TRISTAN: You don’t want me to tell Dean that we kissed.
RORY: By George, I think he’s got it.

Rory is referencing the 1964 musical comedy-drama film My Fair Lady, adapted from the 1956 Lerner and Loewe stage musical of the same name, which was based on George Bernard Shaw’s 1913 play, Pygmalion.

In the film, phonetics professor Henry Higgins (Rex Harrison), has a bet that he can teach a Cockney flower girl named Eliza Doolittle (Audrey Hepburn) to speak with an upper-class accent. At first she makes no progress, but one day has a sudden breakthrough, leading Higgins to exclaim delightedly, “By George, I think she’s got it”.

My Fair Lady was a critical and commercial success, becoming the #1 film of 1964, and won eight Academy Awards, including Best Picture, Best Actor, and Best Director (for George Cukor). It is considered one of the greatest musicals, and one of the great films of all time.

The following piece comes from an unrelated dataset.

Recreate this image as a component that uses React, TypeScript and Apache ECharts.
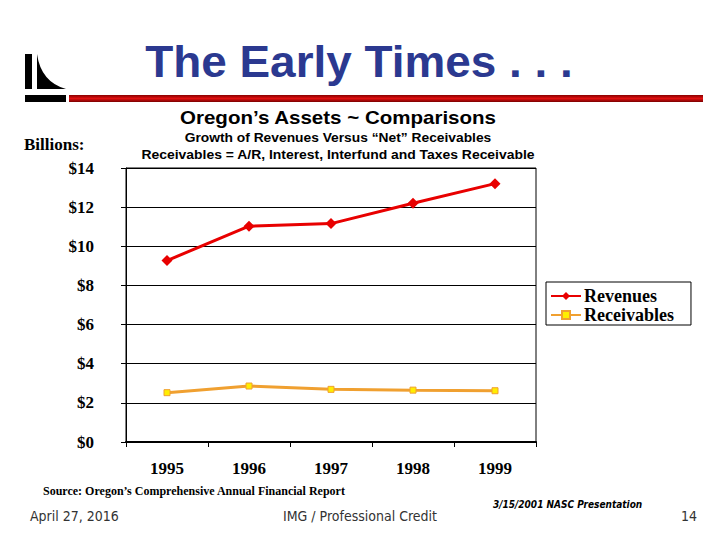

“Oh, you have a cooking mom”

LORELAI: Hey Dean. Do you want some fries?
DEAN: No, I’m actually going home for dinner. My mom made fried chicken tonight and she saved me some.
LORELAI: Oh, you have a cooking mom.
RORY: That’s so nice.

That Dean had a mother who enjoyed cooking and cooked every weekend was established months ago during That Damn Donna Reed. Much of the plot hinged upon it. Dean and Rory had a huge fight because of it. Somehow Lorelai and Rory now react as if this is fresh news that they are barely concerned about, although they still do a little passive-aggressive sniping. Perhaps they are demonstrating they have mostly moved on from that.